Despite hydropower’s current dominant position among renewables, growth in consumption of hydroelectricity will likely continue to be modest, because many of the best sites for hydroelectric dams have already been developed. The exception to this is in the Asia Pacific region, where hydroelectric consumption more than doubled over the past decade. The region currently accounts for 35 percent of global hydroelectric consumption, and that percentage is likely to increase as countries continue to develop hydroelectric power plants.

The top countries for hydropower — accounting for 52 percent of global capacity — are China, Brazil, the US, Canada, and Russia.

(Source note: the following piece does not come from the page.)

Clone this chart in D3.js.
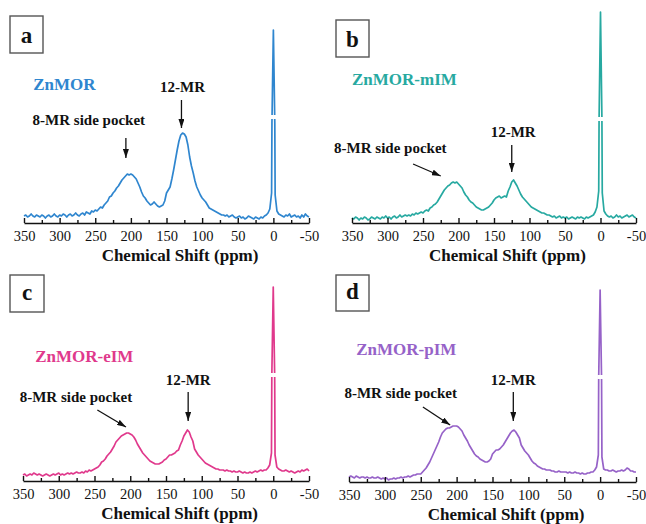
<!DOCTYPE html>
<html><head><meta charset="utf-8">
<script src="https://cdn.jsdelivr.net/npm/d3@7"></script>
<style>body{margin:0;background:#fff}svg{display:block}</style>
</head><body><svg id="chart" width="646" height="524"></svg>
<script>
// Chemical shift grid (ppm)
const shift = [
350,347.5,345,342.5,340,337.5,335,332.5,
330,327.5,325,322.5,320,317.5,315,312.5,
310,307.5,305,302.5,300,297.5,295,292.5,
290,287.5,285,282.5,280,277.5,275,272.5,
270,267.5,265,262.5,260,257.5,255,252.5,
250,247.5,245,242.5,240,237.5,235,232.5,
230,227.5,225,222.5,220,217.5,215,212.5,
210,207.5,205,202.5,200,197.5,195,192.5,
190,187.5,185,182.5,180,177.5,175,172.5,
170,167.5,165,162.5,160,157.5,155,152.5,
150,147.5,145,142.5,140,137.5,135,132.5,
130,127.5,125,122.5,120,117.5,115,112.5,
110,107.5,105,102.5,100,97.5,95,92.5,
90,87.5,85,82.5,80,77.5,75,72.5,
70,67.5,65,62.5,60,57.5,55,52.5,
50,47.5,45,42.5,40,37.5,35,32.5,
30,27.5,25,22.5,20,17.5,15,12.5,
10,7.5,5,2.5,2,0,-2,-2.5,
-5,-7.5,-10,-12.5,
-15,-17.5,-20,-22.5,-25,-27.5,-30,-32.5,
-35,-37.5,-40,-42.5,-45,-47.5,-50];

// Intensities (arbitrary units)
const znmor = [
7,8,6,7,9,7,6,8,
7,6,8,7,5,7,8,6,
7,9,7,6,8,7,9,8,
6,8,9,7,8,10,8,7,
9,10,8,11,10,9,12,11,
13,12,14,16,15,18,20,22,
26,27,30,32,35,37,40,43,
45,47,49,48,49,48,46,44,
40,36,31,27,25,22,20,18,
19,21,19,17,16,17,18,22,
30,33,36,44,53,63,73,82,
88,90,89,86,78,66,57,50,
42,36,32,28,25,23,21,18,
15,14,13,12,11,10,9,8,
8,7,8,6,7,8,6,5,
6,7,5,6,4,5,7,6,
5,4,6,5,4,6,5,7,
8,10,14,30,100,193,100,28,
12,9,8,7,
6,8,7,9,6,7,8,6,
7,5,8,6,9,7,6];

const znmorMIM = [
5,4,6,5,3,5,4,6,
5,3,4,6,5,4,6,5,
4,6,5,7,5,6,4,6,
7,5,6,8,6,7,8,7,
8,7,9,8,10,9,10,11,
10,12,13,12,15,16,18,19,
21,24,27,30,33,35,37,38,
40,41,40,41,39,37,35,31,
28,26,23,21,20,18,16,15,
14,13,13,14,15,16,18,20,
23,25,26,27,25,26,27,26,
32,36,41,43,40,37,33,29,
26,24,22,20,18,16,15,14,
13,12,11,10,10,9,8,8,
7,6,7,5,6,7,5,6,
5,6,4,5,6,5,4,6,
5,6,5,4,6,5,6,7,
8,11,16,32,104,211,104,30,
12,9,7,6,
7,5,6,8,6,7,5,6,
7,8,6,7,8,6,5];

const znmorEIM = [
6,7,5,6,7,6,8,7,
6,7,6,5,6,7,6,5,
6,7,6,7,8,6,7,6,
7,8,7,8,7,8,9,8,
8,9,8,10,9,11,10,11,
12,13,14,16,19,20,22,25,
27,29,32,35,39,41,43,45,
46,47,48,48,47,46,44,41,
37,34,31,28,26,24,22,20,
19,18,17,17,17,18,19,21,
22,24,26,26,27,28,30,31,
36,40,45,48,51,49,44,40,
32,29,26,24,22,20,18,17,
16,15,14,13,12,12,11,11,
11,10,11,10,10,9,10,9,
9,10,9,8,9,8,8,9,
8,9,10,9,10,11,10,11,
11,13,16,28,105,194,105,26,
14,12,11,10,
10,11,10,9,10,9,8,9,
10,9,11,10,11,12,10];

const znmorPIM = [
5,6,5,4,6,5,4,5,
5,4,5,4,4,5,4,4,
5,4,3,4,3,4,2,3,
3,4,3,4,4,5,4,5,
5,6,5,6,7,7,8,8,
8,10,12,14,17,20,24,28,
32,36,40,45,49,51,53,54,
54,55,56,56,56,55,53,51,
47,44,41,37,34,31,28,26,
25,23,22,21,20,20,21,23,
28,30,32,32,33,35,37,40,
43,46,49,51,52,50,47,44,
37,34,31,29,27,24,21,19,
18,16,15,14,13,13,12,12,
12,11,11,10,10,11,10,10,
10,10,9,10,9,9,10,9,
9,8,9,8,8,9,9,10,
10,12,15,27,104,192,104,25,
13,12,12,11,
11,12,11,10,11,11,12,11,
12,14,13,11,11,10,10];

const sampleNames = ["ZnMOR", "ZnMOR-mIM", "ZnMOR-eIM", "ZnMOR-pIM"];
const panelLetters = ["a", "b", "c", "d"];
const majorTicks = [350, 300, 250, 200, 150, 100, 50, 0, -50];
const minorTicks = [325, 275, 225, 175, 125, 75, 25, -25];
const xTitle = "Chemical Shift (ppm)";
const peakLabels = ["8-MR side pocket", "12-MR"];
const breakLevel = [104, 102, 104, 103];
const seriesList = [znmor, znmorMIM, znmorEIM, znmorPIM];

// layout / style (positions in data coords where applicable)
const panels = [
  {x0:24, x1:309, axisY:223, color:"#2f86cf", box:[10,16,33,37], letterBase:43,
   name:[337,133], mr12:[127.5,131], a12:[129,123,129,95], mr8:[259,98], a8:[207,85,207,65]},
  {x0:352, x1:636, axisY:223, color:"#27a9a1", box:[336,20,33,37], letterBase:47,
   name:[350,138], mr12:[123,86], a12:[125,78,125,51], mr8:[296,70], a8:[264,59,225,47]},
  {x0:23, x1:309, axisY:481, color:"#e0398c", box:[10,275,34,37], letterBase:300,
   name:[333,119], mr12:[119,96], a12:[119,89,119,60], mr8:[276,79], a8:[246,71,206,54]},
  {x0:349, x1:636, axisY:482, color:"#9662c8", box:[336,275,33,36], letterBase:299,
   name:[340,127], mr12:[121,97], a12:[121,90,121,61], mr8:[278,84], a8:[247,75,209,57]}
];

const svg = d3.select("#chart");
svg.append("rect").attr("width",646).attr("height",524).attr("fill","#fff");
const FONT = "'Liberation Serif','Times New Roman',serif";

svg.append("defs").append("marker")
  .attr("id","ah").attr("markerUnits","userSpaceOnUse")
  .attr("markerWidth",9).attr("markerHeight",6)
  .attr("refX",9).attr("refY",3).attr("orient","auto")
  .append("path").attr("d","M0,0 L9,3 L0,6 Z").attr("fill","#111");

panels.forEach((p, i) => {
  const data = shift.map((s, k) => ({s, v: seriesList[i][k]}));
  const x = d3.scaleLinear().domain([350, -50]).range([p.x0, p.x1]);
  const y = d3.scaleLinear().domain([0, 200]).range([p.axisY, p.axisY - 200]);
  const g = svg.append("g");

  // spectrum
  g.append("path").datum(data)
    .attr("d", d3.line().x(d => x(d.s)).y(d => y(d.v)))
    .attr("fill","none").attr("stroke", p.color)
    .attr("stroke-width",1.7).attr("stroke-linejoin","round");

  // break gap on the sharp peak
  g.append("rect")
    .attr("x", x(4)).attr("width", x(-4) - x(4))
    .attr("y", y(breakLevel[i] + 4)).attr("height", y(breakLevel[i]) - y(breakLevel[i] + 4))
    .attr("fill","#fff");

  // axes
  const major = d3.axisBottom(x).tickValues(majorTicks).tickSizeInner(-5).tickSizeOuter(0)
    .tickFormat(d => String(d));
  const minor = d3.axisBottom(x).tickValues(minorTicks).tickSizeInner(-3).tickSizeOuter(0)
    .tickFormat("");
  const ax = g.append("g").attr("transform", `translate(0,${p.axisY})`).call(major);
  const axm = g.append("g").attr("transform", `translate(0,${p.axisY})`).call(minor);
  axm.select(".domain").remove();
  [ax, axm].forEach(a => {
    a.selectAll("path,line").attr("stroke","#111").attr("stroke-width",1.4);
  });
  ax.selectAll("text").attr("y",18).attr("dy",0)
    .attr("font-family",FONT).attr("font-size","14.5px").attr("fill","#111");

  g.append("text").attr("x", x(131)).attr("y", p.axisY + 38)
    .attr("text-anchor","middle").attr("font-family",FONT).attr("font-weight","bold")
    .attr("font-size","17px").attr("fill","#111").text(xTitle);

  // panel letter box
  g.append("rect").attr("x",p.box[0]).attr("y",p.box[1]).attr("width",p.box[2]).attr("height",p.box[3])
    .attr("fill","none").attr("stroke","#555").attr("stroke-width",1.4);
  g.append("text").attr("x", p.box[0] + p.box[2]/2).attr("y", p.letterBase)
    .attr("text-anchor","middle").attr("font-family",FONT).attr("font-weight","bold")
    .attr("font-size","23px").attr("fill","#111").text(panelLetters[i]);

  // sample name
  g.append("text").attr("x", x(p.name[0])).attr("y", y(p.name[1]))
    .attr("font-family",FONT).attr("font-weight","bold").attr("font-size","17px")
    .attr("fill", p.color).text(sampleNames[i]);

  // annotations
  g.append("text").attr("x", x(p.mr8[0])).attr("y", y(p.mr8[1]))
    .attr("text-anchor","middle").attr("font-family",FONT).attr("font-weight","bold")
    .attr("font-size","15px").attr("fill","#111").text(peakLabels[0]);
  g.append("text").attr("x", x(p.mr12[0])).attr("y", y(p.mr12[1]))
    .attr("text-anchor","middle").attr("font-family",FONT).attr("font-weight","bold")
    .attr("font-size","15px").attr("fill","#111").text(peakLabels[1]);

  [p.a12, p.a8].forEach(a => {
    g.append("line").attr("x1", x(a[0])).attr("y1", y(a[1]))
      .attr("x2", x(a[2])).attr("y2", y(a[3]))
      .attr("stroke","#111").attr("stroke-width",1.3).attr("marker-end","url(#ah)");
  });
});
</script></body></html>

Global hydropower capacity at the end of 2012 was estimated to be 990 GW, which is about 2.5 times the combined global capacity of wind and solar power. (Capacity refers to peak generating capacity at a point in time, while the terawatt hour consumption statistics multiply that instantaneous capacity by the number of hours it was deployed.)

Hydropower by country chart

Source: REN21’s 2013 Renewables Global Status Report

Investors seeking to diversify into hydropower don’t have a lot of options in the US. Idaho Power (NYSE: IDA) and Portland General Electric (NYSE: POR) are two US-based public utilities with a substantial base of hydropower generating resources. However, neither is a pure hydropower play. Investors looking for purer hydropower plays will have to look abroad at companies like Brazil’s Cia Energetica De Minas Gerais (NYSE: CIG), Austria’s Verbund AG (OTC: OEZVF), or China Yangtze Power, which operates the Three Gorges Dam and trades on the Shanghai stock exchange.


Geothermal energy is energy obtained from the earth’s internal heat. It is one of the most environmentally benign sources of energy, producing little to no emissions during normal  operation. Geothermal also has the advantage of being a firm renewable power source, which simply means that is designed to be available as needed, as opposed to intermittent power which may only be available when the sun shines or the wind blows. Like hydropower, producing electricity from geothermal resources is a relatively mature renewable technology, which is reflected by its modest 4 percent annual growth rate over the past five years.

Geothermal electricity is produced when the heat from the earth is used to produce steam, which is then passed through a turbine. Electricity produced in this way generally requires fairly shallow geothermal reservoirs (less than 2 miles deep). Geothermal electricity has a high capacity factor, and the cost of generation is comparable to that of coal-fired generation. Its usage, however, is geographically limited.

In addition to electricity production, geothermal energy can be also be used for heating or cooling. Hot springs or water circulating in hot zones can be used to heat buildings. Geothermal heat pumps take advantage of the earth’s temperature a few feet below the ground—consistently 50° to 60°F—to heat buildings in the winter and cool them in the summer.

In 2012, at least 78 countries used geothermal energy. Over two-thirds of the geothermal energy used globally was through geothermal heat pumps. In addition, 24 countries operated geothermal plants for electricity production.

Total geothermal electricity capacity was 11.7 GW at the end of 2012. Capacity was led by the US with 3.4 GW, followed by the Philippines at 1.9 GW, Indonesia (1.3 GW) Mexico (1.0) and Italy (0.9). On a per capita basis, Iceland leads the world with 0.7 GW of capacity, and used geothermal energy to produce 30 percent of its electricity in 2012. Last year new geothermal electricity capacity came online in the United States (147 megawatts), Indonesia (110 MW), Nicaragua (36), and Kenya (7.5).

The largest producer of geothermal power in North America is Calpine (NYSE: CPN), which operates The Geysers complex of 15 geothermal power plants in the mountains north of San Francisco. The 725 megawatts of geothermal power produced there represents some 40 percent of the North American total. The largest producer of geothermal power in the world, however, isn’t a company that many people might guess. It is Chevron (NYSE: CVX), which pioneered the development of The Geysers, and today operates geothermal plants in Indonesia and the Philippines.

Ormat Technologies (NYSE: ORA) offers a purer play as a builder and operator of geothermal plants and supplier of related equipment, but its earnings have fallen steadily in recent years. While the company did beat expectations during the most recent quarter, it will need to string together several quarters of outstanding performance to earn back investors’ trust.